» **Dataset excerpt**:
·····

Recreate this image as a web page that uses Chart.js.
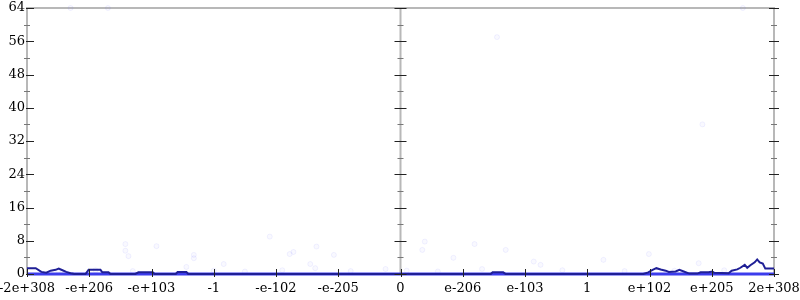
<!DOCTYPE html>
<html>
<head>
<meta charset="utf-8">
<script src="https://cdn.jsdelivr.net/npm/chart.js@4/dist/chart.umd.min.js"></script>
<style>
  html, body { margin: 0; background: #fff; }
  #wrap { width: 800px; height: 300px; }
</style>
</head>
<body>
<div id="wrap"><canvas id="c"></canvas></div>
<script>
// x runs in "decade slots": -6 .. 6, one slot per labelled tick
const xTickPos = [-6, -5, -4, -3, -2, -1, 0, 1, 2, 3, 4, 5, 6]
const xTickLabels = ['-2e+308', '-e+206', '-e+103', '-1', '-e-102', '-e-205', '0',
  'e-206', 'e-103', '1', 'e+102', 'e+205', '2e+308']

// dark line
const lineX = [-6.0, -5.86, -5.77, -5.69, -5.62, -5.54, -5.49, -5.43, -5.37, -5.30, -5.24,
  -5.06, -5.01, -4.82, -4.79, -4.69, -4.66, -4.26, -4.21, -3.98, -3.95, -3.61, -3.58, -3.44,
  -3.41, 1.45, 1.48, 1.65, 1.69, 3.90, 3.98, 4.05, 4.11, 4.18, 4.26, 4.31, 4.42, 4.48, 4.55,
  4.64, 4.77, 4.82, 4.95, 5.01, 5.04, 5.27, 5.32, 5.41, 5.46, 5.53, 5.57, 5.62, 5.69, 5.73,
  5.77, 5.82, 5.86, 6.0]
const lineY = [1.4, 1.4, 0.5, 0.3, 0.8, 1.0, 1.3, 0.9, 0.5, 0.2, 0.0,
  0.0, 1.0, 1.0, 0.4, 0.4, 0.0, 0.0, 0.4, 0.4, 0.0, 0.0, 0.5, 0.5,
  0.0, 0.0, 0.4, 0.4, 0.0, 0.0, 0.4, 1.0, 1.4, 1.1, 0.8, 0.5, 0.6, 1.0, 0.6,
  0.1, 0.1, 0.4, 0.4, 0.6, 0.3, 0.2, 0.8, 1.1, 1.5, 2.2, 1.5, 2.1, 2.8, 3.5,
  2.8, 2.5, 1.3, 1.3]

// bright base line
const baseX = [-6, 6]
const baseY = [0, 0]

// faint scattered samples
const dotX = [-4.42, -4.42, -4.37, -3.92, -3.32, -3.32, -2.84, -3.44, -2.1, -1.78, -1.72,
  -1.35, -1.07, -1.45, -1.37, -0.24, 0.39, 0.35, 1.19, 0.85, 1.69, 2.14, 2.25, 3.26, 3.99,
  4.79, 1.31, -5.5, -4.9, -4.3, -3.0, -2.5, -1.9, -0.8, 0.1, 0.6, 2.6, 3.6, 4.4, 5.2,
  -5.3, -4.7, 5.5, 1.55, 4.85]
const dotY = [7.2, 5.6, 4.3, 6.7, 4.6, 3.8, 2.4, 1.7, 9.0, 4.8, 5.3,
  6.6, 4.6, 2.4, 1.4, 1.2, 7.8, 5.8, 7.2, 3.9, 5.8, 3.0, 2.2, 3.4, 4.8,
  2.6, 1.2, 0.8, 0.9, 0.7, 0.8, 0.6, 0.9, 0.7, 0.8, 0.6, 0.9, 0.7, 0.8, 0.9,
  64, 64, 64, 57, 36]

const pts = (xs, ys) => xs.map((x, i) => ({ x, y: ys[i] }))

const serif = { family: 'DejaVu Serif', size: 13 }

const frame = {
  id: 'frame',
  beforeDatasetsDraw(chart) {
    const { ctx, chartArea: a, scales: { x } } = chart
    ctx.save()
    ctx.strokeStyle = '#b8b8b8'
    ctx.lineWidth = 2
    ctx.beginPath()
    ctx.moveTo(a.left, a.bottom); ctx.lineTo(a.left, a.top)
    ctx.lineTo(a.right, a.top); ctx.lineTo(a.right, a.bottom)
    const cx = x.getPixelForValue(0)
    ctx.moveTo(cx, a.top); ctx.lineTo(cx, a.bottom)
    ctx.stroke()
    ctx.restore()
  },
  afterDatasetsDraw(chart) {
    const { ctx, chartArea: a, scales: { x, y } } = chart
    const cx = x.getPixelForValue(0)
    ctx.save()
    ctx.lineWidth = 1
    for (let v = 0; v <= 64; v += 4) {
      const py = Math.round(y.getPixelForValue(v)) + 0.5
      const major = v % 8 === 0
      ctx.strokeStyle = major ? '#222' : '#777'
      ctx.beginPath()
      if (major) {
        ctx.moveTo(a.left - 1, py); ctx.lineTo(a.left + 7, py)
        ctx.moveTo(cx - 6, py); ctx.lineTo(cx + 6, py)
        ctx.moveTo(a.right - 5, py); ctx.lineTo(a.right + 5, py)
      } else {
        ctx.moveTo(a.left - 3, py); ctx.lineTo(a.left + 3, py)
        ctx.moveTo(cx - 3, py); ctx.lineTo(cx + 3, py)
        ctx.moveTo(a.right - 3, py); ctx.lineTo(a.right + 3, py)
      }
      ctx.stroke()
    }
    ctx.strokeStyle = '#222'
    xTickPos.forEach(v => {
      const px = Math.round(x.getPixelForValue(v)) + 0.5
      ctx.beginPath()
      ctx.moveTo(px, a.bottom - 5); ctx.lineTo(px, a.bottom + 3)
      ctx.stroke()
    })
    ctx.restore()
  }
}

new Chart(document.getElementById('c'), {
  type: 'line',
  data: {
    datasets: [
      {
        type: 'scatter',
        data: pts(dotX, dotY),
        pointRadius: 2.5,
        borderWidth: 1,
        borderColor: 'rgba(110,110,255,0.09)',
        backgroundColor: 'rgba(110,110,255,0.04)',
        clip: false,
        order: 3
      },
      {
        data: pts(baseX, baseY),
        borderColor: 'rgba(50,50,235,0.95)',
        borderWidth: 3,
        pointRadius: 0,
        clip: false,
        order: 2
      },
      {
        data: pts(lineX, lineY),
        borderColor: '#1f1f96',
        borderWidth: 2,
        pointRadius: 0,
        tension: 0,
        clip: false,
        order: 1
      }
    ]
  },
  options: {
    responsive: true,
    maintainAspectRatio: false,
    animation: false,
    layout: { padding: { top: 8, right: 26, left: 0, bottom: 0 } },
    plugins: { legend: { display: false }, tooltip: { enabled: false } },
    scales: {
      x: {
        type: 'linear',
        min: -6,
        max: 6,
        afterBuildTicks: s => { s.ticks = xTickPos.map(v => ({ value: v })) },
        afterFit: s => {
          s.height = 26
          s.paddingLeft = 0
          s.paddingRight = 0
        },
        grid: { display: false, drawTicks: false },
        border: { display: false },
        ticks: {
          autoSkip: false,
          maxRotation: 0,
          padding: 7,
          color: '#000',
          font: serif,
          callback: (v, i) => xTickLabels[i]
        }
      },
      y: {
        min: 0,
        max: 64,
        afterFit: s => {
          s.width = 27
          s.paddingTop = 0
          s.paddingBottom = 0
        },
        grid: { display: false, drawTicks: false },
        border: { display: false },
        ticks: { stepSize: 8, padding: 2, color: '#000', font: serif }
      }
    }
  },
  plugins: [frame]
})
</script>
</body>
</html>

·····

» **Aim**: Repeat the material above in full and unchanged, minus its images.

» **Written solution**:
Recreate this image as a web page that uses Chart.js.
<!DOCTYPE html>
<html>
<head>
<meta charset="utf-8">
<script src="https://cdn.jsdelivr.net/npm/chart.js@4/dist/chart.umd.min.js"></script>
<style>
  html, body { margin: 0; background: #fff; }
  #wrap { width: 800px; height: 300px; }
</style>
</head>
<body>
<div id="wrap"><canvas id="c"></canvas></div>
<script>
// x runs in "decade slots": -6 .. 6, one slot per labelled tick
const xTickPos = [-6, -5, -4, -3, -2, -1, 0, 1, 2, 3, 4, 5, 6]
const xTickLabels = ['-2e+308', '-e+206', '-e+103', '-1', '-e-102', '-e-205', '0',
  'e-206', 'e-103', '1', 'e+102', 'e+205', '2e+308']

// dark line
const lineX = [-6.0, -5.86, -5.77, -5.69, -5.62, -5.54, -5.49, -5.43, -5.37, -5.30, -5.24,
  -5.06, -5.01, -4.82, -4.79, -4.69, -4.66, -4.26, -4.21, -3.98, -3.95, -3.61, -3.58, -3.44,
  -3.41, 1.45, 1.48, 1.65, 1.69, 3.90, 3.98, 4.05, 4.11, 4.18, 4.26, 4.31, 4.42, 4.48, 4.55,
  4.64, 4.77, 4.82, 4.95, 5.01, 5.04, 5.27, 5.32, 5.41, 5.46, 5.53, 5.57, 5.62, 5.69, 5.73,
  5.77, 5.82, 5.86, 6.0]
const lineY = [1.4, 1.4, 0.5, 0.3, 0.8, 1.0, 1.3, 0.9, 0.5, 0.2, 0.0,
  0.0, 1.0, 1.0, 0.4, 0.4, 0.0, 0.0, 0.4, 0.4, 0.0, 0.0, 0.5, 0.5,
  0.0, 0.0, 0.4, 0.4, 0.0, 0.0, 0.4, 1.0, 1.4, 1.1, 0.8, 0.5, 0.6, 1.0, 0.6,
  0.1, 0.1, 0.4, 0.4, 0.6, 0.3, 0.2, 0.8, 1.1, 1.5, 2.2, 1.5, 2.1, 2.8, 3.5,
  2.8, 2.5, 1.3, 1.3]

// bright base line
const baseX = [-6, 6]
const baseY = [0, 0]

// faint scattered samples
const dotX = [-4.42, -4.42, -4.37, -3.92, -3.32, -3.32, -2.84, -3.44, -2.1, -1.78, -1.72,
  -1.35, -1.07, -1.45, -1.37, -0.24, 0.39, 0.35, 1.19, 0.85, 1.69, 2.14, 2.25, 3.26, 3.99,
  4.79, 1.31, -5.5, -4.9, -4.3, -3.0, -2.5, -1.9, -0.8, 0.1, 0.6, 2.6, 3.6, 4.4, 5.2,
  -5.3, -4.7, 5.5, 1.55, 4.85]
const dotY = [7.2, 5.6, 4.3, 6.7, 4.6, 3.8, 2.4, 1.7, 9.0, 4.8, 5.3,
  6.6, 4.6, 2.4, 1.4, 1.2, 7.8, 5.8, 7.2, 3.9, 5.8, 3.0, 2.2, 3.4, 4.8,
  2.6, 1.2, 0.8, 0.9, 0.7, 0.8, 0.6, 0.9, 0.7, 0.8, 0.6, 0.9, 0.7, 0.8, 0.9,
  64, 64, 64, 57, 36]

const pts = (xs, ys) => xs.map((x, i) => ({ x, y: ys[i] }))

const serif = { family: 'DejaVu Serif', size: 13 }

const frame = {
  id: 'frame',
  beforeDatasetsDraw(chart) {
    const { ctx, chartArea: a, scales: { x } } = chart
    ctx.save()
    ctx.strokeStyle = '#b8b8b8'
    ctx.lineWidth = 2
    ctx.beginPath()
    ctx.moveTo(a.left, a.bottom); ctx.lineTo(a.left, a.top)
    ctx.lineTo(a.right, a.top); ctx.lineTo(a.right, a.bottom)
    const cx = x.getPixelForValue(0)
    ctx.moveTo(cx, a.top); ctx.lineTo(cx, a.bottom)
    ctx.stroke()
    ctx.restore()
  },
  afterDatasetsDraw(chart) {
    const { ctx, chartArea: a, scales: { x, y } } = chart
    const cx = x.getPixelForValue(0)
    ctx.save()
    ctx.lineWidth = 1
    for (let v = 0; v <= 64; v += 4) {
      const py = Math.round(y.getPixelForValue(v)) + 0.5
      const major = v % 8 === 0
      ctx.strokeStyle = major ? '#222' : '#777'
      ctx.beginPath()
      if (major) {
        ctx.moveTo(a.left - 1, py); ctx.lineTo(a.left + 7, py)
        ctx.moveTo(cx - 6, py); ctx.lineTo(cx + 6, py)
        ctx.moveTo(a.right - 5, py); ctx.lineTo(a.right + 5, py)
      } else {
        ctx.moveTo(a.left - 3, py); ctx.lineTo(a.left + 3, py)
        ctx.moveTo(cx - 3, py); ctx.lineTo(cx + 3, py)
        ctx.moveTo(a.right - 3, py); ctx.lineTo(a.right + 3, py)
      }
      ctx.stroke()
    }
    ctx.strokeStyle = '#222'
    xTickPos.forEach(v => {
      const px = Math.round(x.getPixelForValue(v)) + 0.5
      ctx.beginPath()
      ctx.moveTo(px, a.bottom - 5); ctx.lineTo(px, a.bottom + 3)
      ctx.stroke()
    })
    ctx.restore()
  }
}

new Chart(document.getElementById('c'), {
  type: 'line',
  data: {
    datasets: [
      {
        type: 'scatter',
        data: pts(dotX, dotY),
        pointRadius: 2.5,
        borderWidth: 1,
        borderColor: 'rgba(110,110,255,0.09)',
        backgroundColor: 'rgba(110,110,255,0.04)',
        clip: false,
        order: 3
      },
      {
        data: pts(baseX, baseY),
        borderColor: 'rgba(50,50,235,0.95)',
        borderWidth: 3,
        pointRadius: 0,
        clip: false,
        order: 2
      },
      {
        data: pts(lineX, lineY),
        borderColor: '#1f1f96',
        borderWidth: 2,
        pointRadius: 0,
        tension: 0,
        clip: false,
        order: 1
      }
    ]
  },
  options: {
    responsive: true,
    maintainAspectRatio: false,
    animation: false,
    layout: { padding: { top: 8, right: 26, left: 0, bottom: 0 } },
    plugins: { legend: { display: false }, tooltip: { enabled: false } },
    scales: {
      x: {
        type: 'linear',
        min: -6,
        max: 6,
        afterBuildTicks: s => { s.ticks = xTickPos.map(v => ({ value: v })) },
        afterFit: s => {
          s.height = 26
          s.paddingLeft = 0
          s.paddingRight = 0
        },
        grid: { display: false, drawTicks: false },
        border: { display: false },
        ticks: {
          autoSkip: false,
          maxRotation: 0,
          padding: 7,
          color: '#000',
          font: serif,
          callback: (v, i) => xTickLabels[i]
        }
      },
      y: {
        min: 0,
        max: 64,
        afterFit: s => {
          s.width = 27
          s.paddingTop = 0
          s.paddingBottom = 0
        },
        grid: { display: false, drawTicks: false },
        border: { display: false },
        ticks: { stepSize: 8, padding: 2, color: '#000', font: serif }
      }
    }
  },
  plugins: [frame]
})
</script>
</body>
</html>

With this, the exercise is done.